By now there are a bunch of great, established run-based games: Darkest Dungeon, The Binding of Isaac, FTL, Into the Breach. Slay the Spire isn't just a special addition to this group because it's a card game, but because, like its esteemed roguelike peers, it produces these kinds of epiphanies as you play it more. Inevitably cards that you thought were trash in the first hours of the game become gold, and playstyles you thought were impossible, like a direct-damage Defect, become viable.
Tyler Wilde: I will archive my junk
If I were to spelunk all the way to the bottom of my 'stuff' folders within 'junk' folders within 'stuff' folders, I'd find a single jpg of a shark with human teeth, and one year would have passed back in the real world. I am constantly moving crap around to make space for games, and there's really no excuse for it. I have plenty of backup drives, and it isn't that expensive to buy new storage drives. I need to organize and archive this stuff, and probably delete most of it. (The shark pic can stay.)

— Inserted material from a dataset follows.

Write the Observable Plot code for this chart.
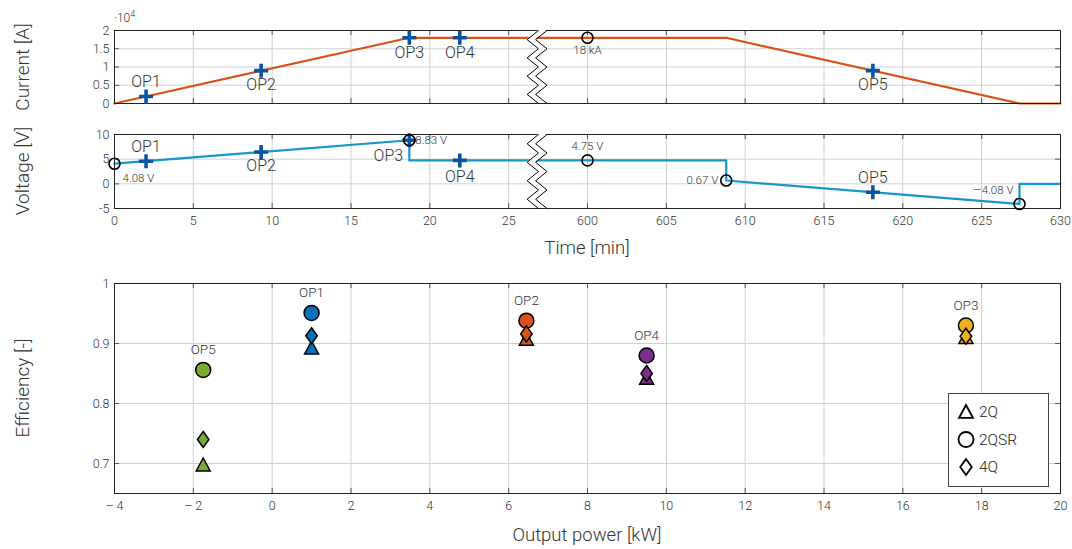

Chris Livingston: I will try a million* mods
I've always been a big fan of mods but for some reason in 2018 I really didn't try more than a handful. And I have no idea why! Most years I easily play more modded games more than vanilla games. At times I've even bought games specifically to try out a certain mod (like the Game of Thrones mod for Crusader Kings 2). But mods just kind of slipped from my radar this year. Maybe it's just that I didn't play as much Skyrim, Fallout, and GTA 5 this year as I usually do, but if I think back over the past few years, nearly all of my favorite gaming stories and diaries and experiences have involved using mods. In 2019 I plan to dive back in and start using mods more regularly. Less vanilla, more player-made flavors!
*Note: the amount of mods I try will most likely be fewer than one million.
Jarred Walton: I will test a 7nm GPU
I'm not even going to try and pretend I followed through on my resolution last year to stop obsessing about framerates. It's my job to do that, I think? Anyway, I'm incorrigible and my FPS overlay isn't going away. As for gaming, I only finished one game last year, and 2019 likely won't be any better. So instead, I'm going to look forward to 7nm processors and graphics chips.
7nm Ryzen parts are basically a given, probably within the next couple of months. It's the GPU side that's a bit more sketchy. AMD has 7nm Vega available, but only as a professional machine learning card with 32GB of HBM2, so that's out. Nvidia just launched its RTX cards in August, using 12nm lithography, which means a move to 7nm within a year is a bit of a stretch. But we know the technology is there—Apple is already using it in its latest smartphone and tablet processors—and I'm really hoping AMD will get 7nm Navi out this year. More than that, I hope Navi can do what Fiji and Vega failed to do, namely: dethrone Nvidia for a change. Or maybe Nvidia will jump to 7nm with an RTX refresh sooner than expected—it wouldn't hurt, since Turing is large and could use a reduction in power use. This is a really bad resolution, since it's effectively out of my hands, but unlike my plans to exercise and get in shape more, at least I won't have to feel too bad if I fail to meet this one.